Property Size: Bigger House, Bigger Bill
Output requirements scale with space. Obviously.
| Property Type | Typical Boiler Size | Average Install Cost |
| 1-bed flat | 24–28 kW | £1,800–£2,500 |
| 2-bed house | 28–30 kW | £2,000–£3,000 |
| 3-bed house | 30–35 kW | £2,500–£3,500 |
| 4-bed house | 35–42 kW | £3,000–£4,500 |
More radiators mean longer installation. Longer installation means higher labour costs. Bigger boilers cost more upfront. The math compounds quickly.
Fuel Type: Gas Wins (Usually)
Gas costs 6.99p per kWh. Everything else is more expensive to run.
Gas: The Obvious Choice
If you’ve got mains gas, use it. End of discussion.
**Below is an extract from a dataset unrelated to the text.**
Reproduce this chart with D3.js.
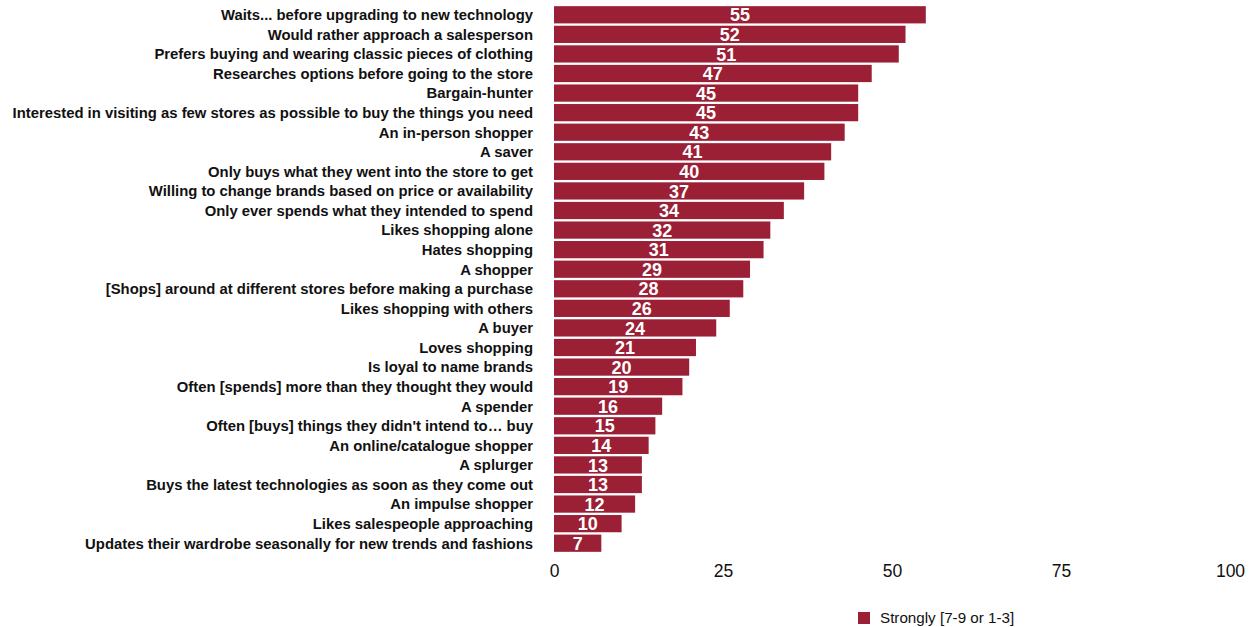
<!DOCTYPE html>
<html>
<head>
<meta charset="utf-8">
<script src="https://cdn.jsdelivr.net/npm/d3@7"></script>
<style>
  html, body { margin: 0; padding: 0; background: #fff; }
  svg { display: block; font-family: "Liberation Sans", Arial, Helvetica, sans-serif; }
</style>
</head>
<body>
<svg id="chart" width="1251" height="627"></svg>
<script>
// Shopper self-descriptions and the share who agree strongly
const categories = [
  "Waits... before upgrading to new technology",
  "Would rather approach a salesperson",
  "Prefers buying and wearing classic pieces of clothing",
  "Researches options before going to the store",
  "Bargain-hunter",
  "Interested in visiting as few stores as possible to buy the things you need",
  "An in-person shopper",
  "A saver",
  "Only buys what they went into the store to get",
  "Willing to change brands based on price or availability",
  "Only ever spends what they intended to spend",
  "Likes shopping alone",
  "Hates shopping",
  "A shopper",
  "[Shops] around at different stores before making a purchase",
  "Likes shopping with others",
  "A buyer",
  "Loves shopping",
  "Is loyal to name brands",
  "Often [spends] more than they thought they would",
  "A spender",
  "Often [buys] things they didn't intend to… buy",
  "An online/catalogue shopper",
  "A splurger",
  "Buys the latest technologies as soon as they come out",
  "An impulse shopper",
  "Likes salespeople approaching",
  "Updates their wardrobe seasonally for new trends and fashions"
];
const strongly = [55, 52, 51, 47, 45, 45, 43, 41, 40, 37, 34, 32, 31, 29, 28, 26, 24, 21, 20, 19, 16, 15, 14, 13, 13, 12, 10, 7];
const xTicks = [0, 25, 50, 75, 100];
const seriesName = "Strongly [7-9 or 1-3]";

const color = "#9b1f35";
const svg = d3.select("#chart");

const x = d3.scaleLinear().domain([0, 100]).range([554, 1230]);
const y = d3.scaleBand().domain(categories).range([5, 553]).paddingInner(0.12).paddingOuter(0.06);

// Bars
svg.append("g").selectAll("rect")
  .data(categories)
  .join("rect")
  .attr("x", x(0))
  .attr("y", d => y(d))
  .attr("width", (d, i) => x(strongly[i]) - x(0))
  .attr("height", y.bandwidth())
  .attr("fill", color);

// Value labels centred on each bar
svg.append("g").selectAll("text")
  .data(categories)
  .join("text")
  .attr("x", (d, i) => x(strongly[i] / 2))
  .attr("y", d => y(d) + y.bandwidth() / 2)
  .attr("dy", "0.37em")
  .attr("text-anchor", "middle")
  .attr("fill", "#fff")
  .attr("font-weight", "bold")
  .attr("font-size", 18)
  .text((d, i) => strongly[i]);

// Category axis
const yAxis = svg.append("g")
  .attr("transform", `translate(${x(0) - 21},0)`)
  .call(d3.axisLeft(y).tickSize(0).tickPadding(0));
yAxis.select(".domain").remove();
yAxis.selectAll("text")
  .attr("dy", "0.36em")
  .attr("font-family", "'Liberation Sans', Arial, sans-serif")
  .attr("font-size", 14.85)
  .attr("font-weight", "bold")
  .attr("fill", "#111");

// Value axis
const xAxis = svg.append("g")
  .attr("transform", `translate(0,${553})`)
  .call(d3.axisBottom(x).tickValues(xTicks).tickSize(0).tickPadding(12));
xAxis.select(".domain").remove();
xAxis.selectAll("text")
  .attr("font-family", "'Liberation Sans', Arial, sans-serif")
  .attr("font-size", 17.5)
  .attr("fill", "#111");

// Legend
const legend = svg.append("g").attr("transform", "translate(858,612)");
legend.append("rect").attr("width", 12).attr("height", 12).attr("fill", color);
legend.append("text")
  .attr("x", 22).attr("y", 6).attr("dy", "0.35em")
  .attr("font-size", 15.2)
  .attr("fill", "#111")
  .text(seriesName);
</script>
</body>
</html>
Efficient. Cheap. Reliable infrastructure. Running costs around £890 annually for a typical 2-bed home. Installation ranges £1,500–£4,000, depending on complexity.
Oil: For the Off-Grid
£2,500–£5,500 installed. Plus £500–£1,500 for a tank if you don’t have one.
Rural life premium. Oil works well but requires tank maintenance, fuel deliveries, and price volatility management. Running costs sit between gas and electric, tolerable but not ideal.
Best for: Properties without mains gas. That’s it.
Electric: The Expensive Fallback
£1,700–£4,500 for basic units. Then 27.03p per kWh punches you monthly.
Annual running costs are around £1,700 for that same 2-bed home. Double what gas costs. Large properties need three-phase power upgrades (£3,000–£8,000 extra).
Only justifiable for tiny flats or temporary solutions. Otherwise, it’s financial masochism.
Brand and Efficiency: Pay Now or Pay Later
Premium brands cost more upfront. They save money over 15 years.
Worcester Bosch and Vaillant charge premiums because they last longer and run more efficiently. Budget brands save £300–£500 initially but might need replacing sooner or cost more to service.
Modern high-efficiency units (95%+ rating) save £245–£540 annually in a detached house versus older models. That’s £3,675–£8,100 over 15 years. Suddenly, that extra £500 upfront looks smart.
Getting Quotes That Actually Compare
Three quotes minimum. Gas Safe registered engineers only. Non-negotiable.
What Should Quotes Include?
Everything. Specifically:
- Boiler unit cost (broken out separately)
- Labour and installation time
- Materials and parts
- Powerflush if needed
- Magnetic filter
- Old boiler removal
- Building regulations compliance
- Warranty details
If it’s one lump sum with no breakdown, reject it. You can’t compare what you can’t see.
Government Grants Worth Checking
The Boiler Upgrade Scheme (BUS) and ECO4 Scheme for eligible properties. Heat pumps qualify most easily, but checking costs nothing and could save hundreds.
Even if you’re installing gas, some schemes cover efficiency upgrades or system improvements. Five minutes of research beats leaving free money on the table.
Final Thoughts
Budget £1,800–£4,500 for straightforward installs. London pushes toward £4,500. Manchester costs around £2,000. Complex conversions hit £5,700+.
Your specific cost depends on six factors: location, existing system, boiler type, property size, fuel type, and work complexity. Control what you can (get multiple quotes, choose the right boiler type, plan ahead). Accept what you can’t (regional pricing, your property’s limitations).
National averages are useless. Your postcode and property dictate reality. Get local quotes from actual engineers who’ve surveyed your actual house. Everything else is guessing.